Куракин, потеребив в замешательстве седые усы, понял, что с этой бабы проку мало. Порылся на дне планшетки, достал ключи, отпер дверь и вошел во 2-ю квартиру.

– Давай, зайди и ты, – махнул он бабке. – Заодно обрисуй мне всю ситуацию происшествия. А я пока тут кой-какие улики поищу.

– Воропаева Семена Кузьмича, – начала отчет тетя Клава, – сегодня в полдень сослуживцы из открытого университета обнаружили мертвым. Его зарезали.

– А сам он кем был? – не оборачиваясь к бабке, пробурчал Куракин, нетерпеливо открывая кухонный шкаф.

– Они с покойницей женой в поселке люди известные. Давно тут живут. Он в институте – преподаватель, а она при нашей областной психушке в амбулатории – медсестра.

– Сослуживцы что тут делали? – спросил участковый, заглядывая в холодильник. – Как нашли его?

– Так ведь похороны же намечались.

– Какие?

– Жену он собирался хоронить, да не дожил. А из института персонал собрался во дворе уже часов в восемь. Его все нет. Свет горит в квартире, а дверь никто не открывает. Решили проверить. Залезли в окно через кухню, хорошо не заперта была рама. А он уже еле тепленький.

– Где похороны, там поминки, а где поминки, там и вод…, – вылупив ищущие глаза, осекся дед. – Клава, не вводи меня в заблуждение! Грех надо мной потешаться. Мне сейчас не до смеху. – Участковый дрожащей рукой отстранил старуху, оглядел комнату.

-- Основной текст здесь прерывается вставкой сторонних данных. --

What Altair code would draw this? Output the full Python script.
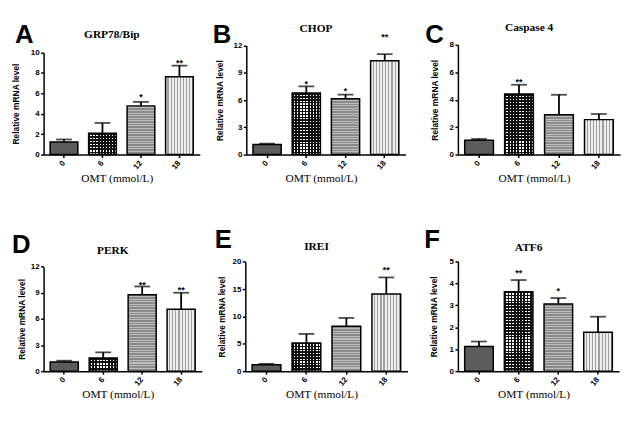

– И вовсе я не смеюсь. Поминки решили провести в поселковом клубе. С педагогическими доходами он бы не потянул. Спасибо, совхоз откликнулся, ихнего руководства внуки там штаны протирают, – четко отпарировала бабка. – А ищешь ты, Петрович, зря. Воропаев, в общем-то, не пил. Не позволяла печень. Три раза в год в больницу ложился. А жена тем более в рот спиртное не брала. Хронический порок сердца. Так они и жили. Он как понервничает на работе, так напьется и в санаторий. А она, как ей сердце подлечат, из больницы выходит.